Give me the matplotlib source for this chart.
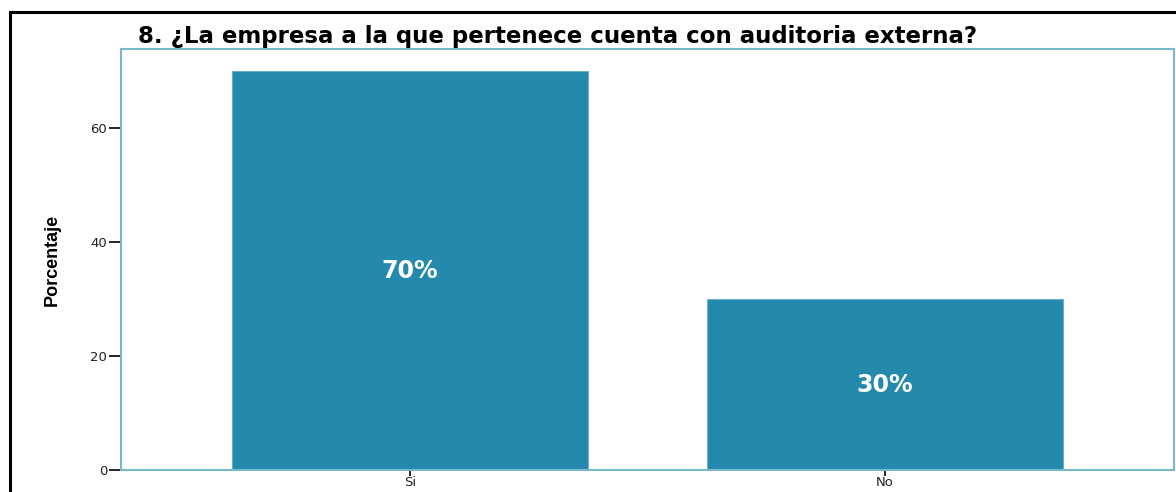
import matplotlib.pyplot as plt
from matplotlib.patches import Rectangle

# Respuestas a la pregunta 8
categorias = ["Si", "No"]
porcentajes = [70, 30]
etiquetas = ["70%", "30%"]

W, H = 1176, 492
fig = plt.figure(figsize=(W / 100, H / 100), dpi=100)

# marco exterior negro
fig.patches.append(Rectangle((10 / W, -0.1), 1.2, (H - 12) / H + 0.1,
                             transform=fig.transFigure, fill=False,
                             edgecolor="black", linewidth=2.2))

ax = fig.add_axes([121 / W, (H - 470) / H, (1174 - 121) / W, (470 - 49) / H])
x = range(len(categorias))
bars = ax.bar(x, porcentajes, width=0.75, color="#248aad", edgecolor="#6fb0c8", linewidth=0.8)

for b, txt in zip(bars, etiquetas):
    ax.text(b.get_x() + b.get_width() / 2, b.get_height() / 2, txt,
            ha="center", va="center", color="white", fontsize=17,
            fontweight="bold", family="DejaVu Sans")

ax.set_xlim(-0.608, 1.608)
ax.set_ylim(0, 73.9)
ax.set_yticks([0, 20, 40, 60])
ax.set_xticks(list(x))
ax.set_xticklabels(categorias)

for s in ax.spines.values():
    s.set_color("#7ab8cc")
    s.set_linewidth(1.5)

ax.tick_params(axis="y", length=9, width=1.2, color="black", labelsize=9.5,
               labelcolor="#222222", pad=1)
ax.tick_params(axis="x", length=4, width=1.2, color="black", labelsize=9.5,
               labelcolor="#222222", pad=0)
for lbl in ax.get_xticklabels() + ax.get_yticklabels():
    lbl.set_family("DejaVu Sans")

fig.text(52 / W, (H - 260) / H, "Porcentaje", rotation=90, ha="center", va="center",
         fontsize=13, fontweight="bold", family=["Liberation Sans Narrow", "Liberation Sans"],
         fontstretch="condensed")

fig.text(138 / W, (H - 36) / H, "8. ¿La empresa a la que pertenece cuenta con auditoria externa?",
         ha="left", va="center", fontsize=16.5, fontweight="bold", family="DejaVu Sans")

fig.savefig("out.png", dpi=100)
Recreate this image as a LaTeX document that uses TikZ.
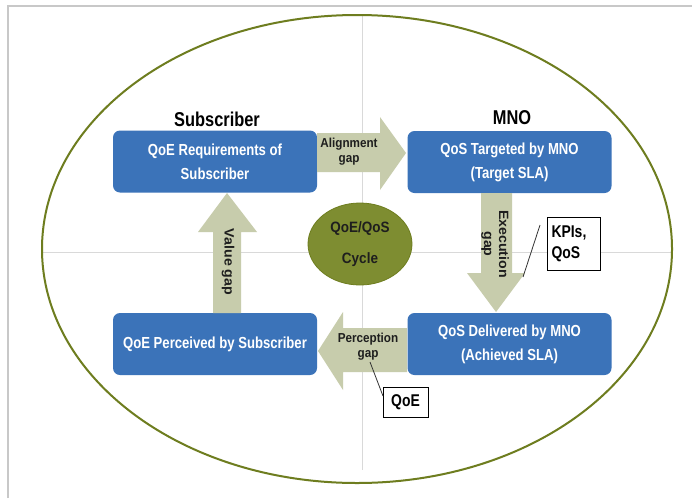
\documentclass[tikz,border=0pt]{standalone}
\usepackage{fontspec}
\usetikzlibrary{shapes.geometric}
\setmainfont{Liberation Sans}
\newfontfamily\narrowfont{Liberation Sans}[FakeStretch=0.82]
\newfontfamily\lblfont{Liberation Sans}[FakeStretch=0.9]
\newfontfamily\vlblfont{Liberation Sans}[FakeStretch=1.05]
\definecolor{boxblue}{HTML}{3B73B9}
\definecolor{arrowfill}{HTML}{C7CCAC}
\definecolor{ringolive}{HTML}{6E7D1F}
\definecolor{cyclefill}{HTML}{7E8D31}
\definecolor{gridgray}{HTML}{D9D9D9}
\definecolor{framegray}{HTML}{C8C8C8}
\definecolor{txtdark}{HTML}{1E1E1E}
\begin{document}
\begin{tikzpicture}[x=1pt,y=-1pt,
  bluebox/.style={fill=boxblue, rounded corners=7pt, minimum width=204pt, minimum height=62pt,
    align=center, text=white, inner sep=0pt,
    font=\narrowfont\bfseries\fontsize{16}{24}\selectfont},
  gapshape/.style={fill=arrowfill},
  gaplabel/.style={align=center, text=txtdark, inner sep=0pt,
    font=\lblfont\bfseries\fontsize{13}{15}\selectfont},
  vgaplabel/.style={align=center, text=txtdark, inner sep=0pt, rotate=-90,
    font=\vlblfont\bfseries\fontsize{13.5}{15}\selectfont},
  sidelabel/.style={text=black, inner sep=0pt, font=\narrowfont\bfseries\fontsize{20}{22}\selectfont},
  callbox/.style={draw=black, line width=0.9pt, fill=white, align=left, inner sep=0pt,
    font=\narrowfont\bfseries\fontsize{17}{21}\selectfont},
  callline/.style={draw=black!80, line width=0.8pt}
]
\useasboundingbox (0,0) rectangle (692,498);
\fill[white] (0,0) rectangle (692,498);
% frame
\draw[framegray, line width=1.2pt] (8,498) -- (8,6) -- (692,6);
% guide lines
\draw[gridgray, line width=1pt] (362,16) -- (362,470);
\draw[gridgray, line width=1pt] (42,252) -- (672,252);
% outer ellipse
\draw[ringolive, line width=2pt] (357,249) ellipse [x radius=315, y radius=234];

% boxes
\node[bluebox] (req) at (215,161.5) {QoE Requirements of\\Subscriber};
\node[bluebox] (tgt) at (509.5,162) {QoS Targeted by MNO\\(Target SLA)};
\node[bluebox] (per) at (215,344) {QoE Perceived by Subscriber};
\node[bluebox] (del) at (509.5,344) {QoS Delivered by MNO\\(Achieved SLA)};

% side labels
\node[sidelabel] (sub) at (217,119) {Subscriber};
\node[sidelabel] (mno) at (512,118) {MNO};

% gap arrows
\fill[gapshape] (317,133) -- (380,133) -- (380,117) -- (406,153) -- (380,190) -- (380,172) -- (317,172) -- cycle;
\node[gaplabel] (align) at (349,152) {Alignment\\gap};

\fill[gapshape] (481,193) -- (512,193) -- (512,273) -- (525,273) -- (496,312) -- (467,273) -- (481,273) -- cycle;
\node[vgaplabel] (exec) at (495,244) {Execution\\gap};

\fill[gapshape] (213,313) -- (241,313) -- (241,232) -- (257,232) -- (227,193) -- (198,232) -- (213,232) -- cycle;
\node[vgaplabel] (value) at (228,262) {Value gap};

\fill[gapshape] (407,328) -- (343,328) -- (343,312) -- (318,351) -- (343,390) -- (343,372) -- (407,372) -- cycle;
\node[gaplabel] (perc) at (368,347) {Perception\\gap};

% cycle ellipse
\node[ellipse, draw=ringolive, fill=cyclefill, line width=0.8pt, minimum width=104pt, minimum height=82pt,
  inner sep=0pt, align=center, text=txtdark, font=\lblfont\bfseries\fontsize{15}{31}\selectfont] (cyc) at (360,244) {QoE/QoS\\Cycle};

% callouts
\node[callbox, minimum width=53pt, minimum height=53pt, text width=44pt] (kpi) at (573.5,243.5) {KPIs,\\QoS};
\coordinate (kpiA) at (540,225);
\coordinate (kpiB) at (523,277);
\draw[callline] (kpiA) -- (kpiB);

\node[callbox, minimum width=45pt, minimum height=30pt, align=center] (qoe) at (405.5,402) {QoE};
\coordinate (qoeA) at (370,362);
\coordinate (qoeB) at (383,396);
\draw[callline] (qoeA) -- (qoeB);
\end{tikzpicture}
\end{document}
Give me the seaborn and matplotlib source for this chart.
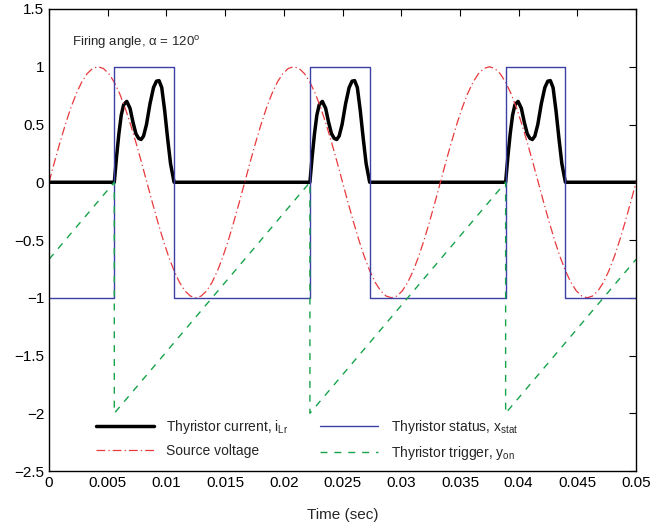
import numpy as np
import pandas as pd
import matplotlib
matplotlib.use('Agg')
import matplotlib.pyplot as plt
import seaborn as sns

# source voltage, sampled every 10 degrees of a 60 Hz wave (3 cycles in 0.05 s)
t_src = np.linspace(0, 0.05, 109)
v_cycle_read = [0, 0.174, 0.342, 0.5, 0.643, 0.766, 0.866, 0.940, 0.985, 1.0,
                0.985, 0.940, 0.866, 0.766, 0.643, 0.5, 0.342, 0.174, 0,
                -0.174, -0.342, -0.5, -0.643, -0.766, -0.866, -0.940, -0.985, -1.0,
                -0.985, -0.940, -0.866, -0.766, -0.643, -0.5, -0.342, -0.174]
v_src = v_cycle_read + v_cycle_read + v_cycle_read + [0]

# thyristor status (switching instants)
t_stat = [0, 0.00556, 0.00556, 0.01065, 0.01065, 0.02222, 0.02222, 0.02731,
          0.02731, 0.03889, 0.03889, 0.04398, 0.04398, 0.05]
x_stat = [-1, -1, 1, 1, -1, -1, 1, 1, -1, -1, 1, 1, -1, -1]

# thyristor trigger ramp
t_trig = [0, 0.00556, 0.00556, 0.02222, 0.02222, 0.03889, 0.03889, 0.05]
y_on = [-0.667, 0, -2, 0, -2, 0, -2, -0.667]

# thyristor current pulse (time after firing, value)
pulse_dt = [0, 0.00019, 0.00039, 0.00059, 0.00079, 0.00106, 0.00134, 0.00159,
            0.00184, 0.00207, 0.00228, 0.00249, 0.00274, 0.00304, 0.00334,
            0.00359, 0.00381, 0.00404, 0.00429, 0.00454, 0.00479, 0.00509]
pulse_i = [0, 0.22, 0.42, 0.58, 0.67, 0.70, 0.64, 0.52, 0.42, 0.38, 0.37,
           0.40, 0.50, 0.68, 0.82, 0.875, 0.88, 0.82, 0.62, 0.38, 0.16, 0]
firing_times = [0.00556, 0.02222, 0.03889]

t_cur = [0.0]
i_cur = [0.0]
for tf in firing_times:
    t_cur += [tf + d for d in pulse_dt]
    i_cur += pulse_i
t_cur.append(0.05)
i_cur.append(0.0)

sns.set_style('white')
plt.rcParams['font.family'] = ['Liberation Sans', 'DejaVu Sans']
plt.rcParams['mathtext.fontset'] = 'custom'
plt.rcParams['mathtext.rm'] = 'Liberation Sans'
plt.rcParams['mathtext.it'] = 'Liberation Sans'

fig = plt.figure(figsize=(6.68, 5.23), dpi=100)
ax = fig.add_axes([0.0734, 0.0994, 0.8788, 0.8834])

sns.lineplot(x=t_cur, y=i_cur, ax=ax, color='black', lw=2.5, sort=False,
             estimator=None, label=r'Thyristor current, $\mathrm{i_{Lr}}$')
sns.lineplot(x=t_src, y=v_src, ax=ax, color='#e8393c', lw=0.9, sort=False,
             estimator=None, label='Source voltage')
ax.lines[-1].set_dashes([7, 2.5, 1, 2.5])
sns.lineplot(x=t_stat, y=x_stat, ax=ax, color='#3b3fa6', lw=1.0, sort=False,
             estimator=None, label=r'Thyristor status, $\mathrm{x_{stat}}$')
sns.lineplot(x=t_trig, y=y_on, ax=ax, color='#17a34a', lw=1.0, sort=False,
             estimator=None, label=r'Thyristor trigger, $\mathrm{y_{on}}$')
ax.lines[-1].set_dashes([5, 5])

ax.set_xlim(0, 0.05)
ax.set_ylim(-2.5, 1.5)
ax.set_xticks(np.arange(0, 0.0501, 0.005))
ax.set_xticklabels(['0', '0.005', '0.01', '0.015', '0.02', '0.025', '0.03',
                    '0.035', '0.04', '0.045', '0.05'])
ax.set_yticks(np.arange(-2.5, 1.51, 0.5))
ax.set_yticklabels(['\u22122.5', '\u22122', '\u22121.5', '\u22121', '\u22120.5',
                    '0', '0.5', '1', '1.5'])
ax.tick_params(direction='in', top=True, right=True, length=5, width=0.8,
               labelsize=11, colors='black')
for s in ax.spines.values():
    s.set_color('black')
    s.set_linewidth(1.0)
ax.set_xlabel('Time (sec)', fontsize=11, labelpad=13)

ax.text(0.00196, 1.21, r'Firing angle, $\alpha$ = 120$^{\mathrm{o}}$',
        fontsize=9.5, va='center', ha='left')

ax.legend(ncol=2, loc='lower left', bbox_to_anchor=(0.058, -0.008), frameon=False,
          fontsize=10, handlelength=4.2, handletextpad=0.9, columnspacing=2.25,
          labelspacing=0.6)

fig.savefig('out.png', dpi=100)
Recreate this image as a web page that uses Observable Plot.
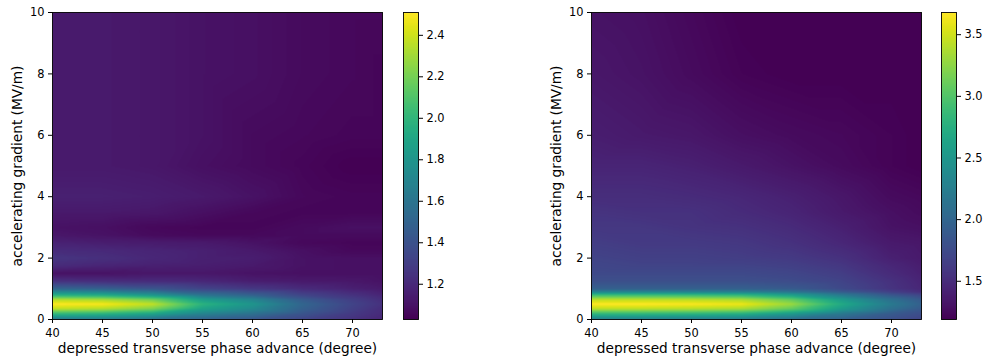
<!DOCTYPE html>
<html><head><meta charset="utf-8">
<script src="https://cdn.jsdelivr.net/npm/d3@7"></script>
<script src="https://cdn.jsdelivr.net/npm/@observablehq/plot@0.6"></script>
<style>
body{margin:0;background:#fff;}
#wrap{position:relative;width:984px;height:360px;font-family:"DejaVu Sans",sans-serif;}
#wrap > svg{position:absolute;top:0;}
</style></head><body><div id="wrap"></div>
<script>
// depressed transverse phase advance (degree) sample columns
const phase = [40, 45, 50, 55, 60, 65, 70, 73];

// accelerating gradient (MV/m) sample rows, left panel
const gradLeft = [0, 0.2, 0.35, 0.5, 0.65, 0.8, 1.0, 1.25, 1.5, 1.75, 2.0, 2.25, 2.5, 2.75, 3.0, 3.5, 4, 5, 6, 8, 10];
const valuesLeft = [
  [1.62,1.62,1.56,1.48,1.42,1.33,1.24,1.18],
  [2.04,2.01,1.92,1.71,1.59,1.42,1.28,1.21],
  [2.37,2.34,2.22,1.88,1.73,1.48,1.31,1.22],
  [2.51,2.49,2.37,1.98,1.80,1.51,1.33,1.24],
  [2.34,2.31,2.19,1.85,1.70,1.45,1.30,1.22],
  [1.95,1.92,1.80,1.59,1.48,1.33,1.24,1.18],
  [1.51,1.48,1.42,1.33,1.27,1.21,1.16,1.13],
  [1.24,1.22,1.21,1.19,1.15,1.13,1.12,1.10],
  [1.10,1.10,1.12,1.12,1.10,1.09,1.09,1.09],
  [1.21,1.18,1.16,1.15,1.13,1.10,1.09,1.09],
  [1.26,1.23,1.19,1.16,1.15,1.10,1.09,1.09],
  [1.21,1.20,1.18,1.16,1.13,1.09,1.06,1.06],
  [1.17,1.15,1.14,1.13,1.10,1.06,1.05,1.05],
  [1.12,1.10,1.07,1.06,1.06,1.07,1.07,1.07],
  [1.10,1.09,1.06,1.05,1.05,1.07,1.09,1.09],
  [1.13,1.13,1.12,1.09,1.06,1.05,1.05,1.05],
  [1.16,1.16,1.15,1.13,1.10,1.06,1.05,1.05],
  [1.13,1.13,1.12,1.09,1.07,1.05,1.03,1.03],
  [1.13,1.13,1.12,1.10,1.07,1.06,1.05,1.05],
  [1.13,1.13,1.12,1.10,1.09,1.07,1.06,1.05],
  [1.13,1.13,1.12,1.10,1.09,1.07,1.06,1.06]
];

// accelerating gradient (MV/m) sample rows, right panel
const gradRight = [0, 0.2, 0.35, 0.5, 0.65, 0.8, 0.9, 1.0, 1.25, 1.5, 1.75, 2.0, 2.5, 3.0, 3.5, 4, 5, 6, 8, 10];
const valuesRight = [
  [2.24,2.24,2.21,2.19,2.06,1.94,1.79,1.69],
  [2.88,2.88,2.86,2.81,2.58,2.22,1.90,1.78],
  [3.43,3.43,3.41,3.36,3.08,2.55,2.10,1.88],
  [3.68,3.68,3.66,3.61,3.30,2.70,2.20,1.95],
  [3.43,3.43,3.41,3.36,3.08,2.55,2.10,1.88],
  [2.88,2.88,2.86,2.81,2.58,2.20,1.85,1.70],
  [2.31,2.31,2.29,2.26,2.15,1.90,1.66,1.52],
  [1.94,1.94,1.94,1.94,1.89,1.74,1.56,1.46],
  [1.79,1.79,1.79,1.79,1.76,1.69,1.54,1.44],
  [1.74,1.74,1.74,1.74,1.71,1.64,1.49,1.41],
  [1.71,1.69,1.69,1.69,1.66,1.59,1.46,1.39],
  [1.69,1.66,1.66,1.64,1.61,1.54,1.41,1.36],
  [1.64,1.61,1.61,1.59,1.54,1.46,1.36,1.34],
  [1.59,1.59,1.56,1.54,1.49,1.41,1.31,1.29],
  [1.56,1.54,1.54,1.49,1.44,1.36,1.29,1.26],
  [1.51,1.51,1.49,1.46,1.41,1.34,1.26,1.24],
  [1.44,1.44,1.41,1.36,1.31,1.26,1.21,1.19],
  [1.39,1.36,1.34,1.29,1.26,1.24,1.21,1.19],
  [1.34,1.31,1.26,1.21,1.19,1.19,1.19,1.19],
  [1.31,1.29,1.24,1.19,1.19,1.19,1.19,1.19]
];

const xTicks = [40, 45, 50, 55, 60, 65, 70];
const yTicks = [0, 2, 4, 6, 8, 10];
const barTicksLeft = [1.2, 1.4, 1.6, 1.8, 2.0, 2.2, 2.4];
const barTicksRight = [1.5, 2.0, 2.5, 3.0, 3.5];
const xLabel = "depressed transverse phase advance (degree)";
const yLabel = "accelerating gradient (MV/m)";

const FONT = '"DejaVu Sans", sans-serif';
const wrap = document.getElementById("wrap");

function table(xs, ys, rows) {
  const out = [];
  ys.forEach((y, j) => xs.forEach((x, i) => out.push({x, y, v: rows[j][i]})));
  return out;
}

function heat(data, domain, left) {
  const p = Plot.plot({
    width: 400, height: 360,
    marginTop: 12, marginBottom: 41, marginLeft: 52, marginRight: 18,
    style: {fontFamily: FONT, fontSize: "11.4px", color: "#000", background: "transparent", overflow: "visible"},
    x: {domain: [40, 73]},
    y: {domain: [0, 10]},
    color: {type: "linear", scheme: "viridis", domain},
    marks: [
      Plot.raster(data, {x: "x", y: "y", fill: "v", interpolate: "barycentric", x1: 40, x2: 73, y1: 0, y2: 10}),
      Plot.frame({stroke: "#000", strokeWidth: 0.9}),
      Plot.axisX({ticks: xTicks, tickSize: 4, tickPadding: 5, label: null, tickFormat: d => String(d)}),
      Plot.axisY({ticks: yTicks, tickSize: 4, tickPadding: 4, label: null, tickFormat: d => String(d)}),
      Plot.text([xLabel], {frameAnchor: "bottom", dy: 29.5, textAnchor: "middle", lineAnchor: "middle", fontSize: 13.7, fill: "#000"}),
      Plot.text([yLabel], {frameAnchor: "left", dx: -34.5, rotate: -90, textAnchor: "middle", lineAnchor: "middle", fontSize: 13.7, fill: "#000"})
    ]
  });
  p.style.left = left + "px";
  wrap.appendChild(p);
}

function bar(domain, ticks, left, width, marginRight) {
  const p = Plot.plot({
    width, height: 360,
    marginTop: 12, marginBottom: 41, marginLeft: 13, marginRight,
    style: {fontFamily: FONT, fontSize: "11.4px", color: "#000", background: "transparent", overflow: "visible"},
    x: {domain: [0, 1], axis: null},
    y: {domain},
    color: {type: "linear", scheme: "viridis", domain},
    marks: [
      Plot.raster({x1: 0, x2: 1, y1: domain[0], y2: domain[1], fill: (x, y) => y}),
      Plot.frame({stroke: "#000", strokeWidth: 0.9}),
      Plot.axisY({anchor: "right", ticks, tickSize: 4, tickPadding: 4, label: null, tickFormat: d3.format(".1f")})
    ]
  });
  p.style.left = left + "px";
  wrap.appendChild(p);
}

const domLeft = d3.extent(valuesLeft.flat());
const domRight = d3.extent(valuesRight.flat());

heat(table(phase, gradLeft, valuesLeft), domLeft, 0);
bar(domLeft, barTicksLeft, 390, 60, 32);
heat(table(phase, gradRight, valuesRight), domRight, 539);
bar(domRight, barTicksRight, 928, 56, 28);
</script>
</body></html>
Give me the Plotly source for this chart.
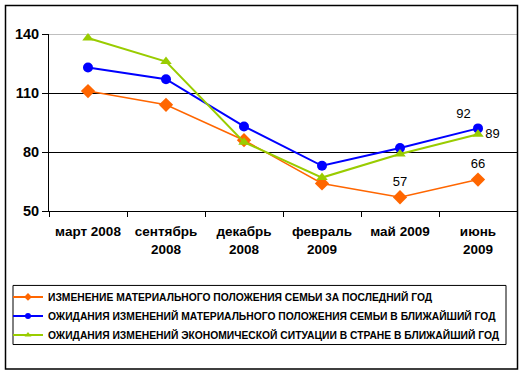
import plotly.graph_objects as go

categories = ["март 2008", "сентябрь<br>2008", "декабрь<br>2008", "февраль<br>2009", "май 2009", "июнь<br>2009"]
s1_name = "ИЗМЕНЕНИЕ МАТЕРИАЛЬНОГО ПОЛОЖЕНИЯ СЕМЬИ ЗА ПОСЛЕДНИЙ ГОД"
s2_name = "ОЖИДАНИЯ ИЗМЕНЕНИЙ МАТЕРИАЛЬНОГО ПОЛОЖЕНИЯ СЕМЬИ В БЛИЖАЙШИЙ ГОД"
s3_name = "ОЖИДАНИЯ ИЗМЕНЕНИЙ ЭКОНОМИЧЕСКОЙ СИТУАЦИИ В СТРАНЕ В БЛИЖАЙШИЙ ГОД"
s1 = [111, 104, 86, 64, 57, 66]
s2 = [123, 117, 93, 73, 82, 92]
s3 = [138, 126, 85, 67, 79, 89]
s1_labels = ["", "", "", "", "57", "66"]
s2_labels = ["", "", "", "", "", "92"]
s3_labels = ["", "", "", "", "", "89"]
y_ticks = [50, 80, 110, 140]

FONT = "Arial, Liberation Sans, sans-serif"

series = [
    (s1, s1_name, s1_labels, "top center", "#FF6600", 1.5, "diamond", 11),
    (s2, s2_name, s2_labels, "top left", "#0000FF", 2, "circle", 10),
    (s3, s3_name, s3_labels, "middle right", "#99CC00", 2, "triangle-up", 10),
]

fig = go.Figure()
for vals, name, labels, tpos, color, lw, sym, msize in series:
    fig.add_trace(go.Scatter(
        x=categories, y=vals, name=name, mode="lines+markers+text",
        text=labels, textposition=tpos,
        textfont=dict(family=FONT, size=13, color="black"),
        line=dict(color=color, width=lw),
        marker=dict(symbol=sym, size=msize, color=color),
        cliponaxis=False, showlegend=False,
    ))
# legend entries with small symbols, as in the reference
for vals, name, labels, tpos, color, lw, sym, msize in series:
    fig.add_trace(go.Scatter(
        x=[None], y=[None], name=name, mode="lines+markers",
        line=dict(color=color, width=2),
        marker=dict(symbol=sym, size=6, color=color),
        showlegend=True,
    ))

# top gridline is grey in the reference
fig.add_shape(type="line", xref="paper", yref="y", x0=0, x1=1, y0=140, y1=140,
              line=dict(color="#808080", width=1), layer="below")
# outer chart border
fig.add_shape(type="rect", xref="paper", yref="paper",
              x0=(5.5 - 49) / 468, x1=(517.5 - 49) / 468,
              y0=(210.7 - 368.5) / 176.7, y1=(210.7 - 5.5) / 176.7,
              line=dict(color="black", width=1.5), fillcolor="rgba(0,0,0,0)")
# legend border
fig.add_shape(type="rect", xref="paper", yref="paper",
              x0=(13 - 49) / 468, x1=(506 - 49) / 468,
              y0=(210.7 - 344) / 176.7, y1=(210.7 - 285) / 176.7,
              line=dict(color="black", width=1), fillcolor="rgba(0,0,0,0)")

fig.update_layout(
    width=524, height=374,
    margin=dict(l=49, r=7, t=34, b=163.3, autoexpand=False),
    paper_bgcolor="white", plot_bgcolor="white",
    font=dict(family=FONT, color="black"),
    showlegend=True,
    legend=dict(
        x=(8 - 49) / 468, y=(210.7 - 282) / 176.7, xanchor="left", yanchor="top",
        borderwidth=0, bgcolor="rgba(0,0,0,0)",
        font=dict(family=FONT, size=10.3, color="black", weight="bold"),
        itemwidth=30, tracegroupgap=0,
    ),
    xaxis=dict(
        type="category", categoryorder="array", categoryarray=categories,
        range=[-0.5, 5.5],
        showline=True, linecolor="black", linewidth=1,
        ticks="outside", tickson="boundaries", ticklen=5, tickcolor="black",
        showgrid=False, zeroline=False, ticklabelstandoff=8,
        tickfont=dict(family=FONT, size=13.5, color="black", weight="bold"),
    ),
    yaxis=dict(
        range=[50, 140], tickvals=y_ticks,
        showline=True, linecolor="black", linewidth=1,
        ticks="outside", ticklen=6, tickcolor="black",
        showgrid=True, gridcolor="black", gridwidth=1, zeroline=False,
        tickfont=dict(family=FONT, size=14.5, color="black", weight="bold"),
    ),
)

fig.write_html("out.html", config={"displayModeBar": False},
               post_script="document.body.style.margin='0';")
────────────────────────────────────────
Reproduce the data above word for word from its first line through the line that holds "fig = plt.figure(figsize=(W", both ends included; skip pictures.

Give me the matplotlib source for this chart.
import matplotlib.pyplot as plt
from matplotlib.patches import Rectangle

# Respuestas a la pregunta 8
categorias = ["Si", "No"]
porcentajes = [70, 30]
etiquetas = ["70%", "30%"]

W, H = 1176, 492
fig = plt.figure(figsize=(W / 100, H / 100), dpi=100)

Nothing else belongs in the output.